Hybrid techniques for knowledge-based NLP
Knowledge graphs meet machine learning and all their friends
Many different artificial intelligence techniques can be used to explore and exploit large document corpora that are available inside organizations and on the Web. While natural language is symbolic in nature and first approaches were based on symbolic and rule-based methods (e.g., ontologies and knowledge bases), most widely used methods have been based on statistical approaches (e.g., linear methods such as support vectors machines, probabilistic topic models, and non-linear methods such as neural networks). These two approaches, knowledge-based and statistical methods, have their limitations and strengths and there is an increasing trend that seeks to combine them to get the best of both worlds. This tutorial will cover the foundations and modern practical applications of knowledge-based and statistical methods, techniques and models and their combination for exploiting large document corpora. This tutorial will first focus on the foundations of many of the techniques that can be used for this purpose, including knowledge graphs, word embeddings, neural network methods, probabilistic topic models, and will then describe how a combination of these techniques is being used in practical applications and commercial projects where the instructors are currently involved.
We welcome researchers and practitioners both from industry and academia, as well as other participants with an interest in hybrid approaches to knowledge-based natural language processing. We plan to have an interactive day where both instructors and participants can engage in rich discussions on the topic. Some familiarity on the matter is expected but otherwise this should not prevent you from attending if interested.
The tutorial will comprise two main blocks, consisting of slides and hands-on exercises. We will close with some time for discussion. During the different blocks we will touch base on different examples and applications.
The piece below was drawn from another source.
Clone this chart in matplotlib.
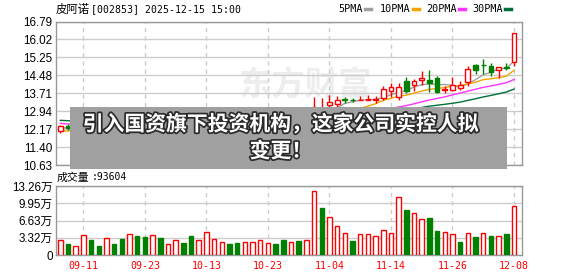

1. Challenges of text and natural language processing
2. Modern natural language processing methods, technologies and common tasks
3. Distributed word and feature representations, embeddings
4. Knowledge graph embeddings
5. Extending word embeddings with external knowledge: retrofitting and projection
6. Towards a vecsigrafo, bringing meaning from text into knowledge graphs
7. Evaluating vecsigrafos, visual inspection and quality assurance methods
8. Knowledge graph generation from text corpora: curation, interlinking and multilingual reuse
9. Probabilistic topic models
10. Topic-based semantic similarity
This tutorial is offered by the following members of the Research Lab at Expert System, Recogn.ai and Universidad Politecnica de Madrid.
Jose Manuel Gomez-Perez works in the intersection of several areas of Artificial Intelligence, including Natural Language Processing, Knowledge Discovery, Representation and Reasoning. His long-term vision is to enable machines to understand text in a way similar to how humans read, bridging the gap between both through semantically rich knowledge representations and user interfaces. At Expert System, Jose Manuel leads the Research Lab in Madrid, formed by researchers, software engineers and linguists, in the belief that such vision is best served through a combination of structured knowledge graphs and probabilistic approaches. Before Expert System, he worked at Intelligent Software Components, one of the first European companies to deliver Semantic and Natural Language Processing solutions on the Web. He also consults for companies like Coca-Cola, British Telecom, Volkswagen, HAVAS and ING. Also active as an entrepreneur, he co-founded a startup and advised another. An ACM member and former Marie Curie fellow, Jose Manuel holds a Ph.D. in Computer Science and Artificial Intelligence and regularly publishes in top scientific conferences and journals in the area. His views on AI and its applications have appeared in magazines like Nature and Scientific American. In 2015, Jose Manuel was the program chair of K-CAP, the International Conference on Knowledge Capture.
Ronald Denaux is a senior researcher at Expert System Iberia. Ronald obtained his MSc in Computer Science from the Technical University Eindhoven, The Netherlands. After a couple of years working in industry as a software developer for a large IT company in The Netherlands, Ronald decided to go back to academia. Ronald obtained a PhD, again in Computer Science, from the University of Leeds, UK. Ronald's research interests have revolved around making semantic web technologies more usable for end users, which has required research into (and resulted in various research publications in) the areas of Ontology Authoring and Reasoning, Natural Language Interfaces, Dialogue Systems, Intelligent User Interfaces and User Modelling. Besides research, Ronald has recently also been involved in knowledge transfer and product development from research prototypes.
Daniel Vila is co-founder of recogn.ai, a Madrid-based startup and spin-off from Universidad Politecnica de Madrid, building next generation solutions for text analytics and content management using the AI methods. Daniel holds a PhD in Artificial Intelligence by Universidad Politecnica de Madrid (2016), where he worked at the Ontology Engineering Group and developed the solution supporting a large knowledge graph combining NLP and semantic technologies: the datos.bne.es data service from the National Library of Spain.
Carlos Badenes: After more than 8 years working on the M2M world, Carlos began researching about text mining within the context of semantic web. Since then, he has moved more deeply into the study of topic modeling techniques to analyze large collections of documents, incorporating semantic resources and working on multilingual domains. He currently works as an associate researcher at the Ontology Engineering Group (OEG) doing a PhD at the Universidad Politecnica de Madrid (UPM).